What is being asked: Repeat the records below exactly, from the first line through the line containing "cx, cy, R = 297.5, H - 294, 283", and leave out any pictures.

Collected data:
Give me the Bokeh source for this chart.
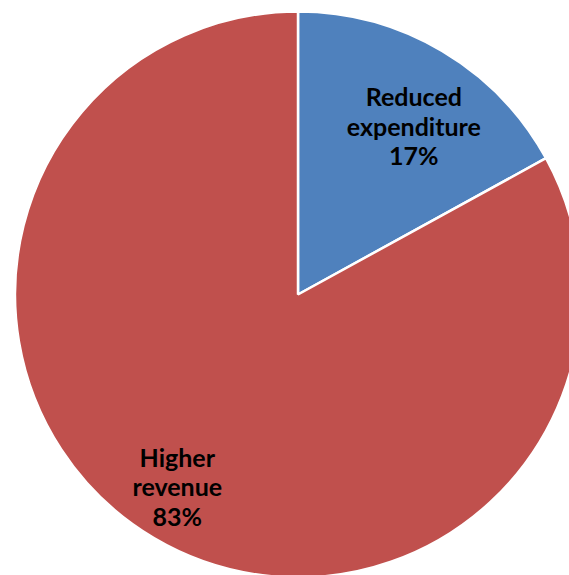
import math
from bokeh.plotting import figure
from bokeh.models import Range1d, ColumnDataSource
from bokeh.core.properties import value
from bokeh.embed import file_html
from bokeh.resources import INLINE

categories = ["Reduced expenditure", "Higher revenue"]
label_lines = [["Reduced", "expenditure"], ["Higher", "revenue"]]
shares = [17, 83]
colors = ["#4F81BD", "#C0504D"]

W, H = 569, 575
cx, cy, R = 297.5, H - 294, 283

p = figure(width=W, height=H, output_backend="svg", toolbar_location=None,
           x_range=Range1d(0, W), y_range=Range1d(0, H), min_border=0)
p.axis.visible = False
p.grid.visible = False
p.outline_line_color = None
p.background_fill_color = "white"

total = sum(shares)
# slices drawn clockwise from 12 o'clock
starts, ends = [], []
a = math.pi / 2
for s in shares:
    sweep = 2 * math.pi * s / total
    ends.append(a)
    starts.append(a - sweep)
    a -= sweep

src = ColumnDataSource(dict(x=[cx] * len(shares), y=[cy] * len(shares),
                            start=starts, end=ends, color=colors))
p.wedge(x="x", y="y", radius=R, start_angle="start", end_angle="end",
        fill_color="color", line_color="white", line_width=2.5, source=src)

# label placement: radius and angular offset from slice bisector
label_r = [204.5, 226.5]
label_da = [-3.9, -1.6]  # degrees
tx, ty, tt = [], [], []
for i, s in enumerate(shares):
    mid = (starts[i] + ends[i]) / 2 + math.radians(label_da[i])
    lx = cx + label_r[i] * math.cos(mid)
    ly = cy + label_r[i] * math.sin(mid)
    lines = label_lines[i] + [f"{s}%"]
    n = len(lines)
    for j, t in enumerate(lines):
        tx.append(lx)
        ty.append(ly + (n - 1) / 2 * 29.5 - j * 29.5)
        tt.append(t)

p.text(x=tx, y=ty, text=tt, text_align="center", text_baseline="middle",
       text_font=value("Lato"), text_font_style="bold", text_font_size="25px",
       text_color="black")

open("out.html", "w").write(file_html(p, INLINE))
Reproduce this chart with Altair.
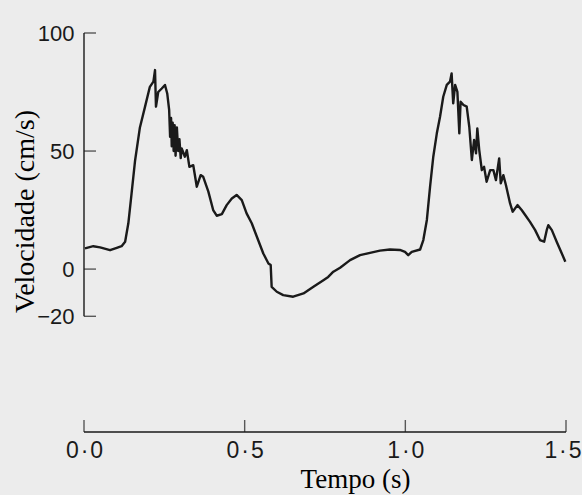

Task answer:
Give me the Bokeh source for this chart.
import math
from bokeh.plotting import figure
from bokeh.models import Range1d, ColumnDataSource
from bokeh.core.properties import value
from bokeh.embed import file_html
from bokeh.resources import INLINE

categories = ["Reduced expenditure", "Higher revenue"]
label_lines = [["Reduced", "expenditure"], ["Higher", "revenue"]]
shares = [17, 83]
colors = ["#4F81BD", "#C0504D"]

W, H = 569, 575
cx, cy, R = 297.5, H - 294, 283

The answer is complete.